NLO QCD corrections to the production of two bottom-antibottom pairs at the LHC
Nicolas Greiner, Alberto Guffanti, Thomas Reiter, Jürgen Reuter
TL;DR
The paper tackles the precision prediction of the Standard Model background for multi-bottom final states by computing the full NLO QCD corrections to pp -> b bbar b bbar at the LHC, including gluon-initiated contributions. It employs an automated, diagrammatic framework (golem-2.0 for virtual corrections with Samurai/OneLoop, MadDipole for real emission subtraction, and MadEvent for phase-space integration) to obtain stable, IR-finite results. The results show a roughly 50% increase in the cross section at the central scale and a substantial reduction in renormalization/factorization scale uncertainties, with notable reshaping of differential distributions that cannot be captured by a simple K-factor.
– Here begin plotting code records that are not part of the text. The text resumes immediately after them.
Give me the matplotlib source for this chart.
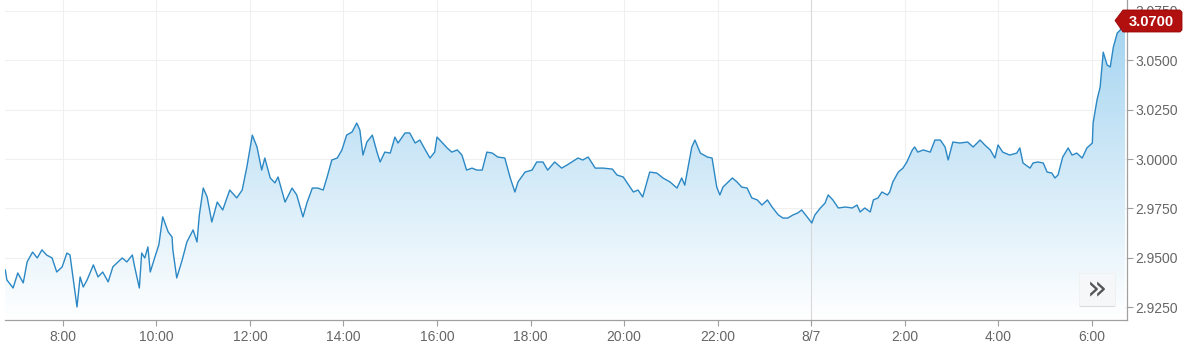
import numpy as np
import matplotlib
matplotlib.use("Agg")
import matplotlib.pyplot as plt
from matplotlib.patches import Polygon, FancyBboxPatch
from matplotlib.colors import LinearSegmentedColormap

# minutes since 8/6 00:00
minutes = [406,408,416,422,429,434,441,447,453,459,466,472,479,485,489,493,498,502,506,511,519,525,531,538,544,556,562,569,572,578,581,585,589,592,598,603,608,615,620,621,626,633,639,647,652,
           655,660,665,671,678,685,694,703,710,716,723,729,735,739,746,752,756,765,774,780,788,793,800,807,814,819,825,832,838,844,851,857,861,865,870,877,883,887,893,900,
           906,910,919,925,932,938,945,951,957,960,966,973,979,986,992,998,1005,1011,1018,1024,1031,1038,1047,1054,1060,1064,1073,1082,1088,1096,1102,1111,1120,1127,1133,1141,
           1147,1154,1163,1173,1185,1191,1199,1212,1218,1224,1233,1242,1250,1259,1268,1274,1278,1287,1291,1298,1307,1313,1319,1323,1327,1339,1345,1351,1358,1364,1371,1377,1384,
           1390,1398,1404,1410,1417,1423,1428,1435,1441,1445,1452,1458,1462,1468,1475,1484,1493,1499,1503,1509,1516,1520,1526,1531,1538,1541,1545,1552,1558,1563,1570,1573,1577,1584,1593,1599,1606,1612,1616,1622,1631,1641,1648,1657,1663,1670,1676,1680,1686,1695,1704,1708,1712,1721,1725,1731,1738,1743,1749,1753,1757,1763,1770,1775,1781,1788,1794,1801,1802,1807,1811,1815,1820,1824,1828,1833,1837,1840,1843]

prices = [2.9438,2.9388,2.9347,2.9423,2.9373,2.9479,2.9529,2.9499,2.9540,2.9514,2.9499,2.9428,2.9454,2.9524,2.9514,2.9398,2.9251,2.9403,2.9352,2.9388,2.9464,2.9403,2.9428,2.9378,2.9454,2.9499,2.9479,2.9514,2.9454,2.9347,2.9524,2.9499,2.9555,2.9428,2.9504,2.9565,2.9707,2.9631,2.9605,2.9540,2.9398,2.9489,2.9580,2.9641,2.9580,
          2.9717,2.9853,2.9808,2.9681,2.9782,2.9742,2.9843,2.9803,2.9843,2.9960,3.0121,3.0061,2.9944,3.0005,2.9904,2.9879,2.9909,2.9782,2.9853,2.9818,2.9707,2.9777,2.9853,2.9853,2.9843,2.9909,2.9995,3.0005,3.0046,3.0121,3.0137,3.0182,3.0147,3.0020,3.0086,3.0121,3.0035,2.9985,3.0035,3.0030,
          3.0111,3.0081,3.0132,3.0132,3.0081,3.0096,3.0046,3.0005,3.0035,3.0111,3.0086,3.0056,3.0035,3.0046,3.0020,2.9944,2.9954,2.9944,2.9944,3.0035,3.0030,3.0010,3.0005,2.9904,2.9833,2.9884,2.9934,2.9944,2.9985,2.9985,2.9944,2.9985,2.9954,2.9970,2.9985,3.0005,
          2.9995,3.0010,2.9954,2.9954,2.9949,2.9919,2.9909,2.9833,2.9843,2.9808,2.9934,2.9929,2.9904,2.9884,2.9853,2.9904,2.9868,3.0061,3.0096,3.0030,3.0010,3.0005,2.9858,2.9818,2.9858,2.9904,2.9884,2.9858,2.9853,2.9803,2.9793,2.9767,2.9793,
          2.9757,2.9717,2.9701,2.9701,2.9717,2.9727,2.9742,2.9707,2.9676,2.9717,2.9752,2.9777,2.9818,2.9793,2.9752,2.9757,2.9752,2.9767,2.9732,2.9752,2.9732,2.9793,2.9803,2.9833,2.9818,2.9833,2.9884,2.9934,2.9954,2.9985,3.0046,3.0061,3.0035,3.0046,3.0035,3.0096,3.0096,3.0061,2.9995,3.0086,3.0081,3.0086,3.0061,3.0096,3.0071,3.0046,3.0005,3.0071,3.0035,3.0020,3.0030,3.0056,2.9980,2.9954,2.9980,2.9985,2.9980,2.9934,2.9929,2.9904,2.9919,3.0010,3.0056,3.0020,3.0030,3.0005,3.0056,3.0081,3.0182,3.0299,3.0364,3.0541,3.0476,3.0466,3.0567,3.0638,3.0653,3.0744,3.0700]

x_tick_minutes = [480, 600, 720, 840, 960, 1080, 1200, 1320, 1440, 1560, 1680, 1800]
x_tick_labels = ["8:00", "10:00", "12:00", "14:00", "16:00", "18:00", "20:00", "22:00", "8/7", "2:00", "4:00", "6:00"]
y_ticks = [2.925, 2.950, 2.975, 3.000, 3.025, 3.050, 3.075]
last_label = "3.0700"

plt.rcParams['font.family'] = ['Liberation Sans', 'DejaVu Sans']

W, H = 1200, 356
fig = plt.figure(figsize=(W / 100, H / 100), dpi=100)
ax = fig.add_axes([5 / W, 36 / H, 1122 / W, 320 / H])

x = np.array(minutes, dtype=float)
y = np.array(prices)
xmin, xmax = 405.6, 1845.5
ymin, ymax = 2.9185, 3.0805
ax.set_xlim(xmin, xmax)
ax.set_ylim(ymin, ymax)

# gradient fill under the line
poly = ax.fill_between(x, y, ymin, color='none', lw=0)
cmap = LinearSegmentedColormap.from_list('g', [(1, 1, 1), (0.62, 0.82, 0.94)])
grad = np.linspace(0, 1, 256).reshape(-1, 1)
im = ax.imshow(grad, aspect='auto', cmap=cmap, origin='lower',
               extent=[xmin, xmax, ymin, ymax], zorder=1, interpolation='bilinear')
path = poly.get_paths()[0]
im.set_clip_path(path, transform=ax.transData)

ax.plot(x, y, color='#2b88c4', lw=1.0, zorder=3, solid_joinstyle='round')

# grid
for yt in y_ticks:
    ax.axhline(yt, color='#f0f0f0', lw=0.8, zorder=0)
for xt in x_tick_minutes:
    ax.axvline(xt, color='#f0f0f0' if xt != 1440 else '#d9d9d9', lw=0.8, zorder=0 if xt != 1440 else 2)

for s in ['top', 'left']:
    ax.spines[s].set_visible(False)
ax.spines['bottom'].set_color('#a0a0a0')
ax.spines['right'].set_color('#a0a0a0')
ax.spines['bottom'].set_linewidth(0.9)
ax.spines['right'].set_linewidth(0.9)

ax.set_xticks(x_tick_minutes)
ax.set_xticklabels(x_tick_labels)
ax.yaxis.tick_right()
ax.set_yticks(y_ticks)
ax.set_yticklabels([f"{v:.4f}" for v in y_ticks])
ax.tick_params(axis='x', length=4, width=0.8, color='#a0a0a0', labelcolor='#666666', labelsize=10, pad=3)
ax.tick_params(axis='y', length=4, width=0.8, color='#a0a0a0', labelcolor='#666666', labelsize=10, pad=2)
ax.tick_params(axis='y', left=False, labelleft=False)

# last value badge
def px2fig(px, py):
    return (px / W, 1 - py / H)

tip_x = 1115
tip_y = 20.5
badge = [(tip_x, tip_y), (1123, 10), (1180, 10), (1182, 12), (1182, 30), (1180, 32), (1123, 32)]
fig.patches.append(Polygon([px2fig(*p) for p in badge], closed=True, transform=fig.transFigure,
                           facecolor='#b20f0f', edgecolor='#9a0a0a', lw=0.6, zorder=10))
fig.text(*px2fig(1151, 21.5), last_label, color='white', fontsize=10.5, fontweight='bold',
         ha='center', va='center', zorder=11)

# navigator button
fig.patches.append(FancyBboxPatch(px2fig(1079, 306), 36 / W, 33 / H, boxstyle='square,pad=0',
                                  transform=fig.transFigure, facecolor='#f6f7f8',
                                  edgecolor='#f0f0f0', lw=0.6, zorder=10))
fig.lines.append(matplotlib.lines.Line2D([1080 / W, 1114 / W], [1 - 306 / H, 1 - 306 / H],
                                         transform=fig.transFigure, color='#dcdcdc', lw=0.8, zorder=11))
fig.text(*px2fig(1097, 290), "\u00bb", color='#555555', fontsize=24,
         ha='center', va='center', zorder=11, family='DejaVu Sans')

fig.savefig("out.png", dpi=100)
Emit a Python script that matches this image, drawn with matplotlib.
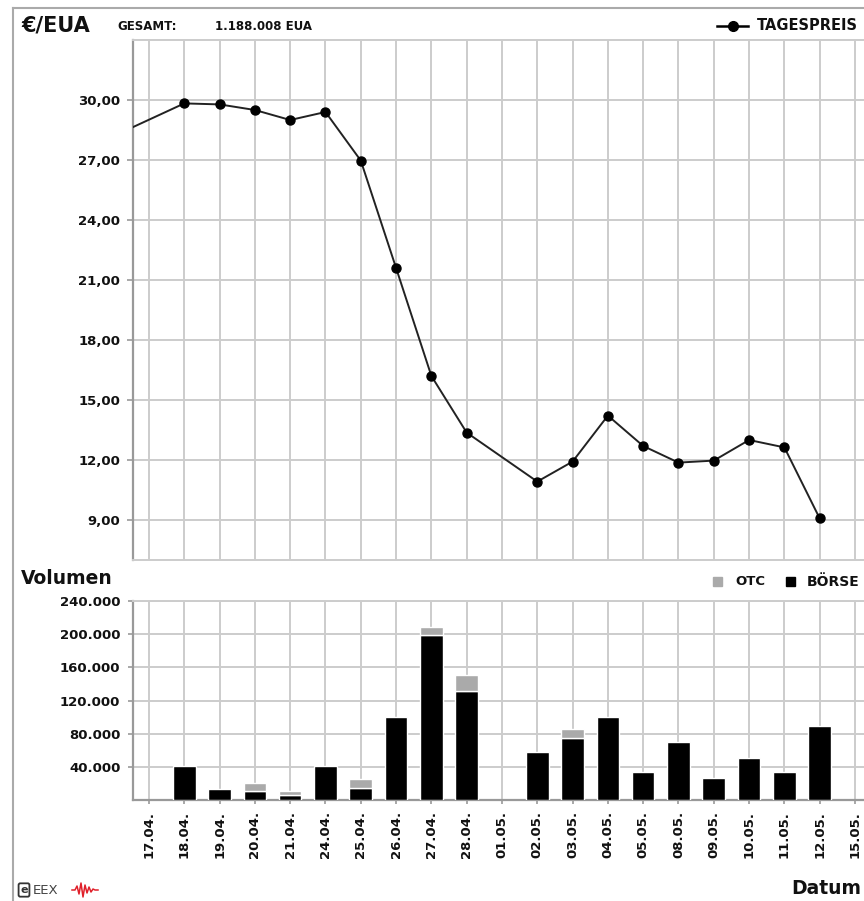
import matplotlib
matplotlib.use("Agg")
import matplotlib.pyplot as plt
from matplotlib.lines import Line2D
from matplotlib.patches import Rectangle

# x-axis days (17.04. and 01.05. are holidays without trading)
dates = ["17.04.", "18.04.", "19.04.", "20.04.", "21.04.", "24.04.", "25.04.",
         "26.04.", "27.04.", "28.04.", "01.05.", "02.05.", "03.05.", "04.05.",
         "05.05.", "08.05.", "09.05.", "10.05.", "11.05.", "12.05.", "15.05."]

# Tagespreis in EUR/EUA, None = no price that day
price = [None, 29.83, 29.78, 29.50, 29.00, 29.40, 26.97, 21.60, 16.20, 13.37,
         None, 10.92, 11.92, 14.22, 12.70, 11.87, 11.97, 13.00, 12.63, 9.08, None]
# price of the trading day before the window (13.04.), only its line shows
prev_price = 28.2

# volumes in EUA
boerse = [0, 41500, 12900, 10500, 5700, 41500, 14900, 100000, 198500, 131000,
          0, 58400, 75300, 99500, 34200, 70500, 27000, 51100, 34200, 89800, 0]
otc = [0, 0, 0, 9700, 4800, 0, 10100, 0, 9700, 19200,
       0, 0, 10100, 0, 0, 0, 0, 0, 0, 0, 0]

price_ticks = [9, 12, 15, 18, 21, 24, 27, 30]
price_labels = ["9,00", "12,00", "15,00", "18,00", "21,00", "24,00", "27,00", "30,00"]
vol_ticks = [40000, 80000, 120000, 160000, 200000, 240000]
vol_labels = ["40.000", "80.000", "120.000", "160.000", "200.000", "240.000"]

W, H = 864, 901
GRID = "#cccccc"
SPINE = "#999999"
TXT = "#111111"
FONT = "DejaVu Sans"
TICKSIZE = 9.5


def fx(px):
    return px / W


def fy(py):
    return 1 - py / H


fig = plt.figure(figsize=(W / 100, H / 100), dpi=100)
fig.patch.set_facecolor("white")

# outer frame (left and top edge visible)
fig.add_artist(Line2D([fx(13), fx(13)], [0, fy(8)], color="#aaaaaa", lw=1.5))
fig.add_artist(Line2D([fx(13), 1], [fy(8), fy(8)], color="#aaaaaa", lw=1.5))

n = len(dates)
xs = list(range(n))
xlim = (-0.453, 20.45)
ax_w = (xlim[1] - xlim[0]) * 35.3 / W

# ---- price chart ----
ax1 = fig.add_axes([fx(133), fy(560), ax_w, 520 / H])
px_ = [-1] + [i for i, p in enumerate(price) if p is not None]
py_ = [prev_price] + [p for p in price if p is not None]
ax1.plot(px_, py_, color="#222222", lw=1.4, marker="o", markersize=6.5,
         markerfacecolor="black", markeredgecolor="black", zorder=3)
ax1.set_xlim(*xlim)
ax1.set_ylim(7, 33)
ax1.set_xticks(xs)
ax1.set_xticklabels([])
ax1.set_yticks(price_ticks)
ax1.set_yticklabels(price_labels, fontsize=TICKSIZE, fontweight="bold",
                    family=FONT, color=TXT)
ax1.tick_params(axis="x", length=0)
ax1.tick_params(axis="y", length=4.3, width=1.2, color=SPINE, pad=5)
ax1.grid(True, color=GRID, lw=1.4)
ax1.set_axisbelow(True)
for s in ["top", "bottom", "right"]:
    ax1.spines[s].set_color(GRID)
    ax1.spines[s].set_linewidth(1.4)
ax1.spines["left"].set_color(SPINE)
ax1.spines["left"].set_linewidth(1.6)

# ---- volume chart ----
ax2 = fig.add_axes([fx(133), fy(800), ax_w, 199 / H])
bx = [i for i in xs if boerse[i] > 0]
ax2.bar(bx, [boerse[i] for i in bx], width=0.64, color="black",
        edgecolor="white", lw=1, zorder=3)
ox = [i for i in xs if otc[i] > 0]
ax2.bar(ox, [otc[i] for i in ox], width=0.64, bottom=[boerse[i] for i in ox],
        color="#aaaaaa", edgecolor="white", lw=1, zorder=3)
ax2.set_xlim(*xlim)
ax2.set_ylim(0, 240000)
ax2.set_xticks(xs)
ax2.set_xticklabels(dates, rotation=90, fontsize=TICKSIZE, fontweight="bold",
                    family=FONT, color=TXT)
ax2.set_yticks(vol_ticks)
ax2.set_yticklabels(vol_labels, fontsize=TICKSIZE, fontweight="bold",
                    family=FONT, color=TXT)
ax2.tick_params(axis="x", length=3, width=1.2, color=SPINE, pad=5)
ax2.tick_params(axis="y", length=3.6, width=1.2, color=SPINE, pad=5.5)
ax2.grid(True, color=GRID, lw=1.4)
ax2.set_axisbelow(True)
for s in ["top", "right"]:
    ax2.spines[s].set_color(GRID)
    ax2.spines[s].set_linewidth(1.4)
for s in ["left", "bottom"]:
    ax2.spines[s].set_color(SPINE)
    ax2.spines[s].set_linewidth(1.6)

# ---- header texts ----
fig.text(fx(21), fy(25.5), "€/EUA", fontsize=15, fontweight="bold", family=FONT,
         color=TXT, va="center", ha="left")
fig.text(fx(117), fy(26), "GESAMT:", fontsize=8.5, fontweight="bold", family=FONT,
         color=TXT, va="center", ha="left")
fig.text(fx(215), fy(26), "1.188.008 EUA", fontsize=8.5, fontweight="bold",
         family=FONT, color=TXT, va="center", ha="left")

# legend of the price chart
fig.add_artist(Line2D([fx(717), fx(748)], [fy(26), fy(26)], color="black", lw=1.8))
fig.add_artist(Line2D([fx(733)], [fy(26)], color="black", marker="o", markersize=7))
fig.text(fx(757), fy(26), "TAGESPREIS", fontsize=10.5, fontweight="bold",
         family=FONT, color=TXT, va="center", ha="left")

# volume header and legend
fig.text(fx(21), fy(579), "Volumen", fontsize=13.5, fontweight="bold", family=FONT,
         color=TXT, va="center", ha="left")
fig.add_artist(Rectangle((fx(713), fy(586)), 9 / W, 9 / H, color="#aaaaaa"))
fig.text(fx(735), fy(581.5), "OTC", fontsize=TICKSIZE, fontweight="bold",
         family=FONT, color=TXT, va="center", ha="left")
fig.add_artist(Rectangle((fx(786), fy(586)), 9 / W, 9 / H, color="black"))
fig.text(fx(807), fy(581.5), "BÖRSE", fontsize=10, fontweight="bold",
         family=FONT, color=TXT, va="center", ha="left")

# footer
fig.text(fx(791), fy(889), "Datum", fontsize=13.5, fontweight="bold", family=FONT,
         color=TXT, va="center", ha="left")
fig.text(fx(24), fy(890), "e", fontsize=8, fontweight="bold", family=FONT,
         color="#333333", va="center", ha="center",
         bbox=dict(boxstyle="round,pad=0.15", fc="white", ec="#333333", lw=1.3))
fig.text(fx(33), fy(890), "EEX", fontsize=9.5, family=FONT, color="#444444",
         va="center", ha="left")
zig_x = [72, 75, 77, 79, 81, 83, 85, 87, 89, 91, 93, 95, 98]
zig_y = [890, 890, 886, 894, 883, 897, 885, 893, 887, 892, 889, 890, 890]
fig.add_artist(Line2D([fx(v) for v in zig_x], [fy(v) for v in zig_y],
                      color="#e0202a", lw=1.1))

fig.savefig("out.png", dpi=100, facecolor="white")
This improved precision strengthens the reliability of using the b bbar b bbar channel as Standard Model background in Higgs-sector searches and in new-physics scenarios, and demonstrates a robust computational pipeline for complex multi-jet processes.
Abstract
We report the results of a computation of the full next-to-leading order QCD corrections to the production of two $b\bar{b}$ pairs at the LHC. This calculation at the parton level provides predictions for well separated $b$-jets. The results show that the next-to-leading order corrections lead to an enhancement of the cross-section for the central scale choice by roughly 50% with respect to the leading order result. The theoretical uncertainty estimated by variation of the renormalization and factorization scales is strongly reduced by the inclusion of next-to-leading order corrections.